By Representative LaKeshia N. Myers
Did you know March is National Kidney Month? Chronic Kidney Disease (CKD) is a serious condition that affect more than thirty million adults in the United States. According to the National Kidney Foundation, Chronic Kidney Disease (CKD) means your kidneys are damaged and can’t filter blood the way they should. The disease is called “chronic” because the damage to your kidneys happens slowly over a long period of time. This damage can cause waste to build up in your body.

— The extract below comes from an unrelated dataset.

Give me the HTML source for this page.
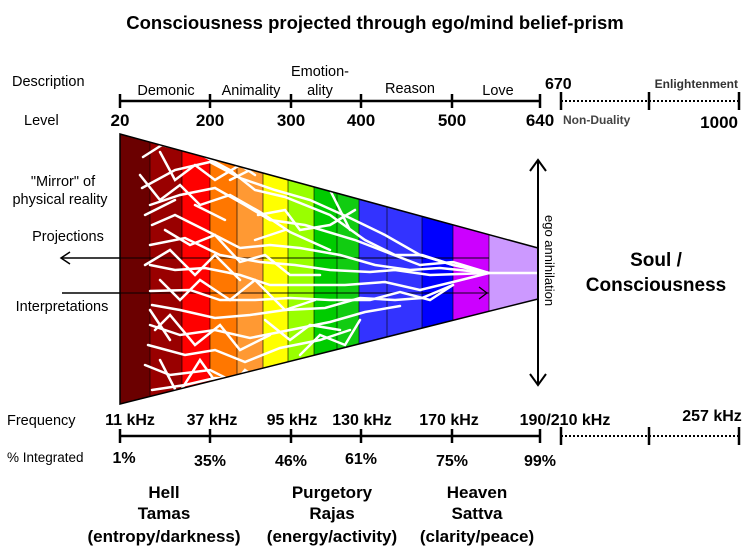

The kidneys’ main job is to filter extra water and wastes out of your blood to make urine. To keep your body working properly, the kidneys balance the salts and minerals—such as calcium, phosphorus, sodium, and potassium—that circulate in the blood. Your kidneys also make hormones that help control blood pressure, make red blood cells, and keep your bones strong.
Individuals who have diabetes, high blood pressure, heart disease, or have a family history of kidney-related illness are at a higher risk of having CKD. This is often accompanied by symptoms such as swelling, chest pain, shortness of breath, dry skin, fatigue, and extreme weight loss. If you have experienced any of these symptoms please contact your doctor and ask to be tested for kidney disease.
When your kidneys fail to function properly, it is called End Stage Renal Disease (ESRD). The only medical interventions available to aid a person with End Stage Renal Disease are kidney dialysis and kidney transplantation.
Dialysis cleans waste products from the blood, removes extra fluid, and controls the body’s chemistry in place of the kidneys. While a patient can live a very normal life for many years while on dialysis treatment, the best alternative is for a patient to undergo a kidney transplant.
In Wisconsin, we have three kidney transplant hospital centers: Froedtert Hospital, Aurora St. Luke’s Hospital, and the University of Wisconsin Hospital (Madison).
While we have the hospitals available for transplantation, there is a shortage of willing kidney donors. One can choose to become a living donor—you donate one of your kidneys to a person in need or you can designate that you would like to be a deceased donor to donate your organs upon your death.
I am hoping that during the month of March, all Wisconsinites talk with family and friends about kidney health and organ donation, together, we can help save more lives.